Five Quarters of the Orange, by Johanne Harris

Five Quarters of the Orange, by Johanne Harris

Five Quarters Of the Orange, by Johanne Harris. Morrow. 2001.

The Occupied And the Occupiers

The time is Nazi occupation of France, the Resistance, the French collaborators. But that is only the canvas of Five Quarters of the Orange on which the story is told. Harris explores childhood and family, the struggle, compromise and surrender, the love revealed through cooking, the damage inflicted by family secrets, and the power of memory.

The family is Mirabelle Dartigen and her three children. Mirabelle who lost her husband in the war lives in a small French village Les Laveuses on her small fruit farm. Fortunately, the village has “no barracks, no school, no public buildings” for the Germans to stay in. Though spared the constant presence of the occupiers, the village faces them as they commandeer some produce from the local animal farm and whenever they arrest a subversive or search a black marketer’s house.

Yes, even the children hear of the roundups of Jews in Paris and of the Nazi death camps, but that awareness is vague and movie-like and remote from Les Laveuses where “things were different.”

A harsh, obstinate woman, Mirabelle is not well-liked and prefers to keep to herself. She also suffers from long-lasting incapacitating migraines brought on by the smell of oranges. With her children, Mirabelle is brusque and unreasonably demanding. Finding no visible sign of love, they do not realize how much she cares. It seems that she is only able to show affection for her garden and for cooking.

“The fools we were when we were children”

Left to their own devices, the children look for distraction from their bleak life and from the complicated world. Framboise, the youngest, is the most rebellious, independent and scheming. And the most insensitive toward her mother, just as, she thinks, her mother is toward her. “I found myself looking for ways to get to her again… I make no apologies. I wanted to hurt her. The old cliché stands true: children are cruel… We were merciless when we scented weakness. …. I had seen weakness in her, and from that moment I was unrelenting.”

The children befriended by a charismatic manipulative German soldier Tomas begin collaborating with the Nazi. They trade information about their neighbors in exchange for chocolate, lipstick, cigarettes, and comic books. The Nazi arrest their teacher for having a radio—“we told them—well, we just mentioned to one of them.” Tomas sells the things he confiscates on the black market then blackmails his victims.

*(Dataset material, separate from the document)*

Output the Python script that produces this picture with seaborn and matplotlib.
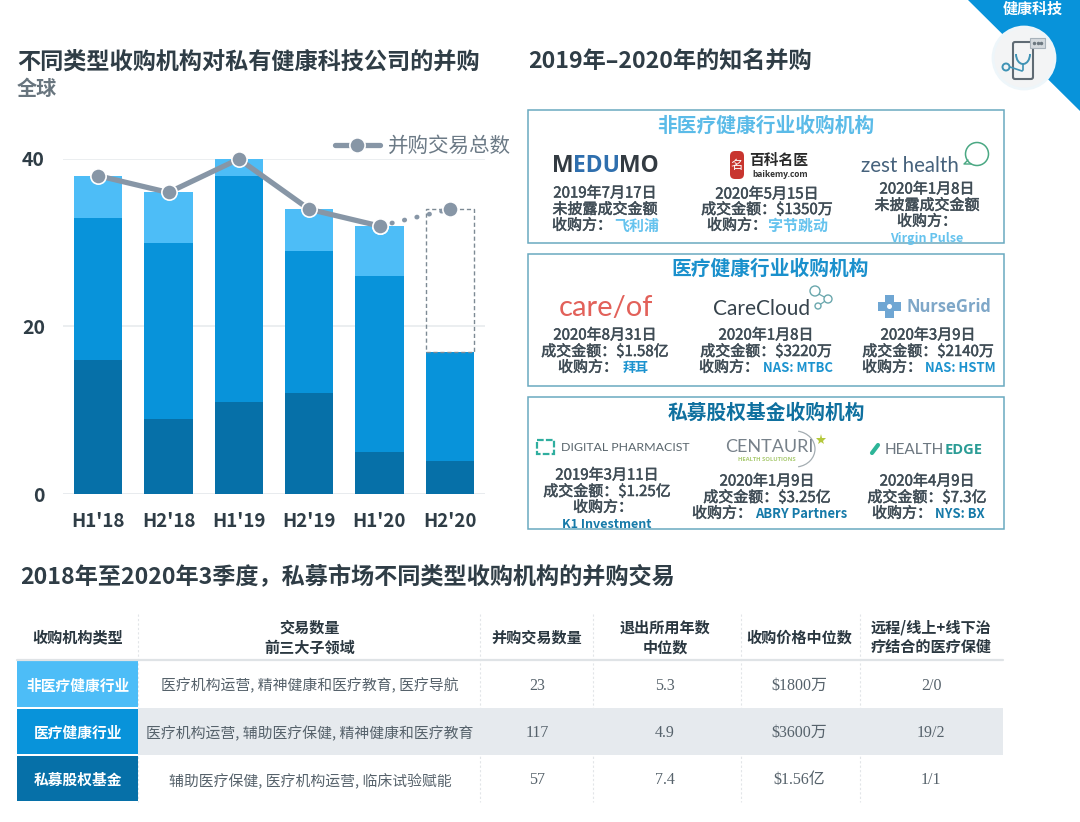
import numpy as np
import matplotlib
matplotlib.use("Agg")
import matplotlib.pyplot as plt
import matplotlib.patheffects as pe
from matplotlib.patches import Rectangle, Circle, Polygon, FancyBboxPatch, Arc
import seaborn as sns

periods = ["H1'18", "H2'18", "H1'19", "H2'19", "H1'20", "H2'20"]
pe_deals = [16, 9, 11, 12, 5, 4]
healthcare_deals = [17, 21, 27, 17, 21, 13]
non_healthcare_deals = [5, 6, 2, 5, 6, 0]
total_deals = [38, 36, 40, 34, 32, 34]
forecast_gap = [17]

box_titles = ["非医疗健康行业收购机构", "医疗健康行业收购机构", "私募股权基金收购机构"]
deal_dates = ["2019年7月17日", "2020年5月15日", "2020年1月8日",
              "2020年8月31日", "2020年1月8日", "2020年3月9日",
              "2019年3月11日", "2020年1月9日", "2020年4月9日"]
deal_amounts = ["未披露成交金额", "成交金额：$1350万", "未披露成交金额",
                "成交金额：$1.58亿", "成交金额：$3220万", "成交金额：$2140万",
                "成交金额：$1.25亿", "成交金额：$3.25亿", "成交金额：$7.3亿"]
deal_buyers = ["飞利浦", "字节跳动", "Virgin Pulse",
               "拜耳", "NAS: MTBC", "NAS: HSTM",
               "K1 Investment", "ABRY Partners", "NYS: BX"]

table_header = ["收购机构类型", "交易数量\n前三大子领域", "并购交易数量", "退出所用年数\n中位数",
                "收购价格中位数", "远程/线上+线下治\n疗结合的医疗保健"]
table_types = ["非医疗健康行业", "医疗健康行业", "私募股权基金"]
table_sectors = ["医疗机构运营, 精神健康和医疗教育, 医疗导航",
                 "医疗机构运营, 辅助医疗保健, 精神健康和医疗教育",
                 "辅助医疗保健, 医疗机构运营, 临床试验赋能"]
table_counts = ["23", "117", "57"]
table_years = ["5.3", "4.9", "7.4"]
table_prices = ["$1800万", "$3600万", "$1.56亿"]
table_remote = ["2/0", "19/2", "1/1"]

LIGHT = "#4dbdf7"
MID = "#0893da"
DARK = "#0670a8"
GREY = "#8796a6"
INK = "#2f3d46"
TEXT = "#3f4c55"
CJK = ["Noto Sans CJK SC", "DejaVu Sans"]
SERIF = ["Liberation Serif", "Noto Sans CJK SC"]

sns.set_theme(style="white")
plt.rcParams["font.family"] = CJK

fig = plt.figure(figsize=(10.8, 8.22), dpi=100, facecolor="white")

# page layer in pixels, y going down
page = fig.add_axes([0, 0, 1, 1], zorder=0)
page.set_xlim(0, 1080)
page.set_ylim(822, 0)
page.axis("off")


def txt(x, y, s, size=10.8, color=TEXT, ha="center", weight="normal", **kw):
    # +1.5: the CJK font sits a little high with va=center
    return page.text(x, y + 1.5, s, fontsize=size, color=color, ha=ha, va="center", fontweight=weight, **kw)


def body(x, y, s, **kw):
    # the deal text is a bit heavier than regular but lighter than bold
    t = txt(x, y, s, **kw)
    t.set_path_effects([pe.withStroke(linewidth=0.35, foreground=TEXT)])


# corner ribbon
page.add_patch(Polygon([(968, 0), (1080, 0), (1080, 111)], color=MID, lw=0))
txt(1033, 7, "健康科技", size=10.8, color="white", weight="bold")
page.add_patch(Circle((1024, 58), 31, fc="#f3f4f5", ec="#eef6fa", lw=2, zorder=3))
page.add_patch(FancyBboxPatch((1013, 42), 20, 37, boxstyle="round,pad=0,rounding_size=2",
                              fc="none", ec="#5f6b74", lw=1.5, zorder=4))
page.add_patch(Rectangle((1030, 38), 15, 10, fc="#d5dade", ec="#a8b2ba", lw=0.8, zorder=5))
page.plot([1034, 1037.5, 1041], [43, 43, 43], ls="", marker="o", ms=1.5, color="#6d7880", zorder=6)
page.add_patch(Arc((1023, 54), 14, 20, theta1=0, theta2=180, ec="#3f93b5", lw=1.4, zorder=5))
page.add_patch(Circle((1006, 67), 3.5, fc="none", ec="#3f93b5", lw=1.4, zorder=5))
page.plot([1010, 1022, 1023, 1023], [67, 71, 70, 64], color="#3f93b5", lw=1.2, zorder=5)

# headings
txt(17, 61, "不同类型收购机构对私有健康科技公司的并购", size=16.7, color=INK, ha="left", weight="bold")
txt(17, 87, "全球", size=14.5, color="#68757e", ha="left", weight="bold")
txt(528, 61, "2019年–2020年的知名并购", size=16.7, color=INK, ha="left", weight="bold")
txt(20, 576, "2018年至2020年3季度，私募市场不同类型收购机构的并购交易", size=16.7, color=INK, ha="left", weight="bold")

# right-hand boxes
box_tops = [110, 254, 397]
box_bottoms = [243, 386, 529]
title_xs = [766, 770, 766]
title_ys = [125, 268, 412]
title_colors = ["#5bbbe8", "#1a90cc", "#0f709f"]
for i in range(3):
    page.add_patch(Rectangle((528, box_tops[i]), 476, box_bottoms[i] - box_tops[i],
                             fc="white", ec="#6aa9c0", lw=1.1))
    txt(title_xs[i], title_ys[i], box_titles[i], size=14.2, color=title_colors[i], weight="bold")

col_x = [605, 767, 927, 605, 766, 928, 607, 767, 927]
line_ys = [(192, 208, 224), (193, 208, 224), (188, 204, 220),
           (334, 350, 366), (334, 350, 366), (334, 350, 366),
           (474, 490, 506), (480, 496, 512), (480, 496, 512)]
label_x = [552, 707, None, 558, 699, 862, None, 692, 872]
buyer_x = [614, 768, 927, 623, 763, 925, 607, 755, 935]
buyer_y = [224, 224, 237, 366, 366, 366, 523, 512, 512]
buyer_col = ["#66c3ee"] * 3 + ["#1c93cf"] * 3 + ["#167aa9"] * 3
for i in range(9):
    y1, y2, y3 = line_ys[i]
    body(col_x[i], y1, deal_dates[i])
    body(col_x[i], y2, deal_amounts[i])
    if label_x[i] is None:
        body(col_x[i] - 4 if i == 6 else col_x[i], y3, "收购方：")
        txt(buyer_x[i], buyer_y[i], deal_buyers[i], size=9, color=buyer_col[i], weight="bold")
    else:
        body(label_x[i], y3, "收购方：", ha="left")
        txt(buyer_x[i], buyer_y[i], deal_buyers[i], size=9.4 if i > 2 else 10.8,
            color=buyer_col[i], ha="left", weight="bold")

# logos, row one
txt(552, 164, "M", size=16.5, color="#333b42", ha="left", weight="bold", family="Open Sans")
txt(573, 164, "EDU", size=16.5, color="#2f6fae", ha="left", weight="bold", family="Open Sans")
txt(619, 164, "MO", size=16.5, color="#333b42", ha="left", weight="bold", family="Open Sans")
page.add_patch(FancyBboxPatch((730, 151), 14, 28, boxstyle="round,pad=0,rounding_size=5", fc="#c8352f", ec="none"))
txt(737, 164, "名", size=9, color="white")
txt(779, 159, "百科名医", size=10.6, color="#2a2a2a", weight="bold")
txt(780, 173, "baikemy.com", size=6, color="#333333", weight="bold", family="Open Sans")
txt(861, 165, "zest health", size=14.8, color="#46627c", ha="left", family="Lato")
page.add_patch(Circle((977, 154), 11.5, fc="none", ec="#4aa883", lw=1.1))
page.plot([968, 964, 971], [160, 164, 164], color="#4aa883", lw=1)

# logos, row two
txt(559, 306, "care/of", size=21, color="#e2615a", ha="left", family="Lato")
txt(713, 307, "CareCloud", size=15, color="#36434c", ha="left", family="Lato")
page.plot([815, 828, 818], [292, 299, 306], color="#6aa7ad", lw=0.9, zorder=2)
for cx, cy, r in [(815, 291, 5), (828, 299, 4), (818, 306, 3)]:
    page.add_patch(Circle((cx, cy), r, fc="white", ec="#6aa7ad", lw=1, zorder=3))
page.add_patch(Rectangle((885, 295), 9, 23, fc="#6fa6d3", ec="none"))
page.add_patch(Rectangle((878, 302), 23, 9, fc="#6fa6d3", ec="none"))
page.add_patch(Circle((889.5, 306.5), 2.5, fc="white", ec="none"))
txt(907, 305, "NurseGrid", size=11.9, color="#7fa7c8", ha="left", weight="bold", family="Open Sans")

# logos, row three
page.add_patch(Rectangle((537, 440), 17, 14, fc="none", ec="#2fae9f", lw=1.6, ls=(0, (3, 1))))
txt(561, 446, "DIGITAL PHARMACIST", size=8.9, color="#5a666d", ha="left", family="Lato")
txt(725, 445, "CENTAURI", size=13, color="#77818a", ha="left", family="Lato")
txt(767, 458, "HEALTH SOLUTIONS", size=4.2, color="#aacb72", family="Open Sans", weight="bold")
page.add_patch(Arc((795, 449), 40, 36, theta1=-80, theta2=80, ec="#a4adb2", lw=0.9))
page.plot([821], [440], marker="*", ms=8, color="#b4c83c", mew=0)
page.plot([872, 878], [453, 445], color="#2db598", lw=3, solid_capstyle="round")
txt(885, 448, "HEALTH", size=11, color="#6c7780", ha="left", family="Lato")
txt(945, 448, "EDGE", size=10.5, color="#2a9c95", ha="left", weight="bold", family="Open Sans")

# table
row_tops = [660, 708, 755]
row_bots = [708, 755, 802]
row_colors = [LIGHT, MID, DARK]
col_centers = [78, 310, 537, 665, 799, 931]
page.add_patch(Rectangle((138, 708), 865, 47, fc="#e6eaee", ec="none"))
for i in range(3):
    page.add_patch(Rectangle((17, row_tops[i] + 1), 121, row_bots[i] - row_tops[i] - 2, fc=row_colors[i], ec="none"))
    txt(col_centers[0], (row_tops[i] + row_bots[i]) / 2, table_types[i], size=10.6, color="white", weight="bold")
    ym = (row_tops[i] + row_bots[i]) / 2
    txt(col_centers[1], ym, table_sectors[i], size=10.7, color="#56626b")
    for c, col in zip(col_centers[2:], [table_counts, table_years, table_prices, table_remote]):
        txt(c, ym, col[i], size=11.5, color="#56626b", family=SERIF)
for c, head in zip(col_centers, table_header):
    txt(c, 636, head, size=10.9, color="#2a3740", weight="bold", linespacing=1.25)
page.plot([17, 1003], [660, 660], color="#dfe3e6", lw=1.6)
for x in [138, 480, 593, 741, 860]:
    page.plot([x, x], [614, 802], color="#e2e5e8", lw=0.8, ls=(0, (2, 2)), zorder=0.8)

# stacked bars and deal line
ax = fig.add_axes([63 / 1080, 1 - 494 / 822, 422 / 1080, 335 / 822], zorder=1, facecolor="none")
x_pos = np.arange(len(periods))
bottom_mid = np.array(pe_deals)
bottom_light = bottom_mid + np.array(healthcare_deals)

sns.barplot(x=periods, y=pe_deals, color=DARK, saturation=1, width=0.69, linewidth=0, ax=ax, zorder=2)
sns.barplot(x=periods, y=healthcare_deals, bottom=bottom_mid, color=MID, saturation=1, width=0.69, linewidth=0, ax=ax, zorder=2)
sns.barplot(x=periods, y=non_healthcare_deals, bottom=bottom_light, color=LIGHT, saturation=1, width=0.69, linewidth=0, ax=ax, zorder=2)
sns.barplot(x=periods[5:], y=forecast_gap, order=periods, bottom=bottom_light[5], fill=False, width=0.69,
            color="#7d8a94", linewidth=1, linestyle=(0, (3, 2)), ax=ax, zorder=2)

sns.lineplot(x=x_pos[4:], y=total_deals[4:], sort=False, color=GREY, lw=3.4, linestyle=(0, (0.1, 2.6)),
             dash_capstyle="round", marker="o", ms=11, markeredgecolor="white", markeredgewidth=1.2,
             clip_on=False, ax=ax, zorder=3)
sns.lineplot(x=x_pos[:5], y=total_deals[:5], sort=False, color=GREY, lw=3.8, marker="o", ms=11,
             markeredgecolor="white", markeredgewidth=1.2, clip_on=False, label="并购交易总数", ax=ax, zorder=4)

ax.set_xlim(-0.5, 5.5)
ax.set_ylim(0, 40)
ax.set_yticks([0, 20, 40])
ax.set_xticks(x_pos)
ax.set_xticklabels(periods)
ax.set_xlabel("")
ax.set_ylabel("")
ax.grid(axis="y", color="#e8ebee", lw=1.2)
ax.set_axisbelow(True)
sns.despine(ax=ax, left=True, bottom=True)
ax.axhline(0, color="#e8ebee", lw=1.2, zorder=1)
ax.tick_params(axis="y", length=0, pad=13, labelsize=14, labelcolor=INK)
ax.tick_params(axis="x", length=0, pad=13, labelsize=13.5, labelcolor=INK)
for lab in ax.get_xticklabels() + ax.get_yticklabels():
    lab.set_fontweight("bold")

ax.legend(loc="center right", bbox_to_anchor=(511 / 1080, 1 - 146 / 822), bbox_transform=fig.transFigure,
          frameon=False, fontsize=14.8, labelcolor="#6c7a86", handlelength=2.2, handletextpad=0.4,
          borderpad=0, borderaxespad=0)

fig.savefig("out.png", dpi=100)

However, Framboise’s brother reasons that “It’s not as if anyone gets hurt. It isn’t even stealing… That black market stuff belongs to everyone. I’m just making sure that we all get our fair share of it. … Like Robin Hood. …Put that way, it did seem perfectly fair and reasonable.”

The Stakes of Memory Game

“Try to see what that meant to us,” Framboise says as she looks back, “We were children. … In a sense this was still very similar to the games we had played in previous years. … The game had broadened a little, that was all. The stakes were higher.”

Yet their collaboration and their relationship with Tomas set off a series of events that, unbeknownst to them, engulf their mother and that lead to murder, something that the village cannot forgive and Framboise cannot forget.

The story takes place when Framboise, the narrator, is nine. Now a widow in her sixties, she returns to the village of her birth and opens a café on the family farm. Her married name allows her to hide her identity. In spite of the time passed, the townspeople remain hostile to the Dartigen family that they had forced to flee after the war—they blame Mirabelle for causing a local tragedy during the Nazi occupation.

With resolute honesty, Framboise shares her childhood memory and her mother’s account of events she gleaned from her mother’s cookbook-cum-diary. But as much as a memory, her story is a confession and a plea to her two daughters to understand and accept her past. She is determined not to repeat her mother’s mistake. “No disaster will strike if I dare to love you,” she tells them.

Harris, who is also the author of Chocolat, writes so richly, forcefully, and vividly that you will follow all the details and undercurrents of Five Quarters of the Orange with equal gusto, be it history, family dynamics, village characters, fishing, gardening, or mouthwatering recipes.